Но иногда даже в эти годы наполненные пафосом «чего изволите», проскальзывали у Всеволода Рождественского иные строки — если случайно они были о том, что действительно ему было близко и не противоречило вместе с тем официальной государственной позиции. Такие строки в основном попадаются в стихах о старом Петербурге, о его зодчих и художниках.

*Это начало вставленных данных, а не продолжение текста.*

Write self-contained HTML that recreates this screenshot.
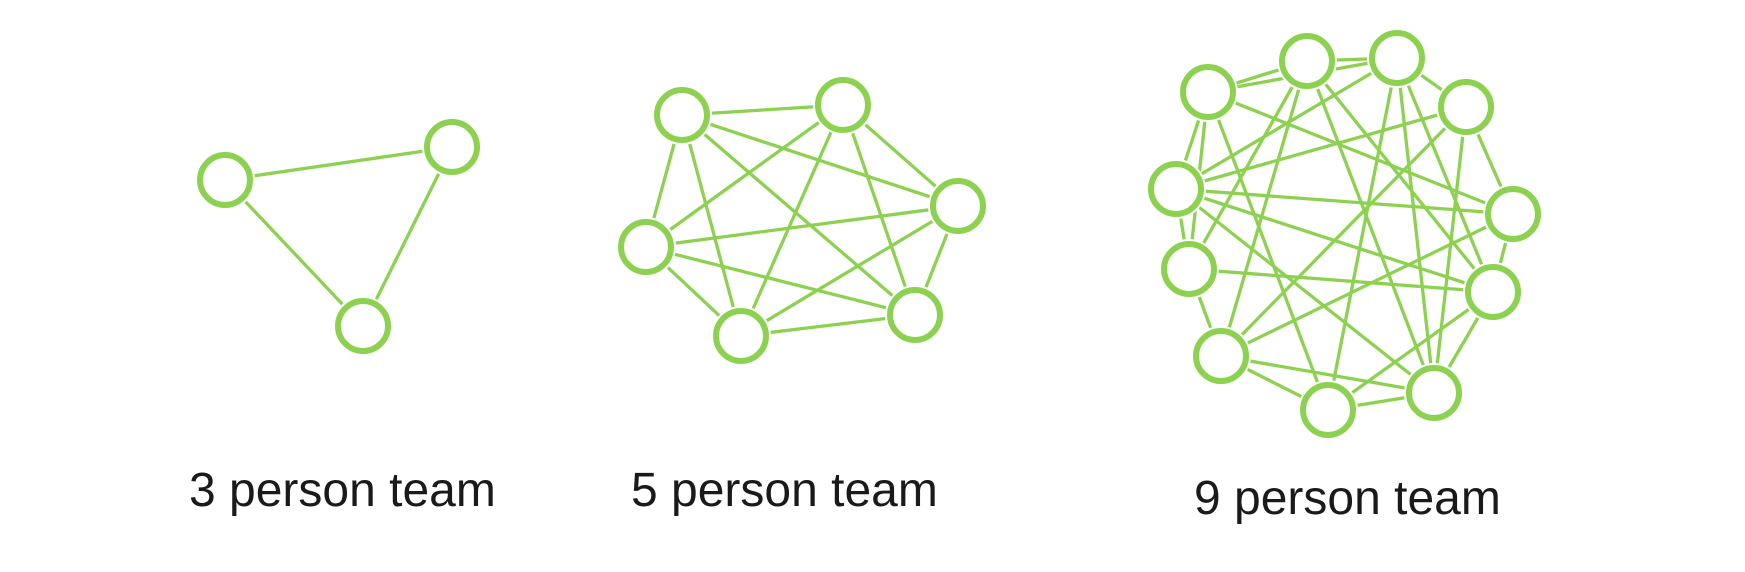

«Чтоб в громе пушечных ударов

В Неву входили корабли,

Поставил Адриан Захаров

Маяк отеческой земли.

И этой шпаги острый пламень,

Прорвав седой туман болот,

Фасада выветренный камень

Приподнял в дерзостный полет».


И всё же настораживает и в этих строках нечто казённое. А потому и забаналивающее их… Это что-то сродни сухости казённого классицизма николаевского толка… В хороших вроде строках — опять приспособленчество, но уже не внешнее, как с пионерами, а глубинное. Описывая захаровский ампир, то есть поздний классицизм, поэт тем самым напоминает о новом ампире ХХ в., шумно проявившемся в бесконечных послевоенных подражаниях началу XIX в. о так называемом «сталинском ампире», долженствовавшем самим своим холодным величием вызывать у зрителей нужные идеологам аналогии. Вот это официальное имперское псевдониколаевское "величие", обозванное позднее "архитектурными излишествами" и звучит в стихах "последнего акмеиста".


Измена себе мстит художнику. Гоголевский "Портрет" это объясняет. Пытаясь "задрав штаны бежать" за нуждами казенной пропаганды, поэт оказывается отброшенным из акмеизма лет так за двести — прямо в холодно-классицистическое и вполне додержавинское «стиховозведение».


А все потому, что очень уж старается прыгать в ногу со временем.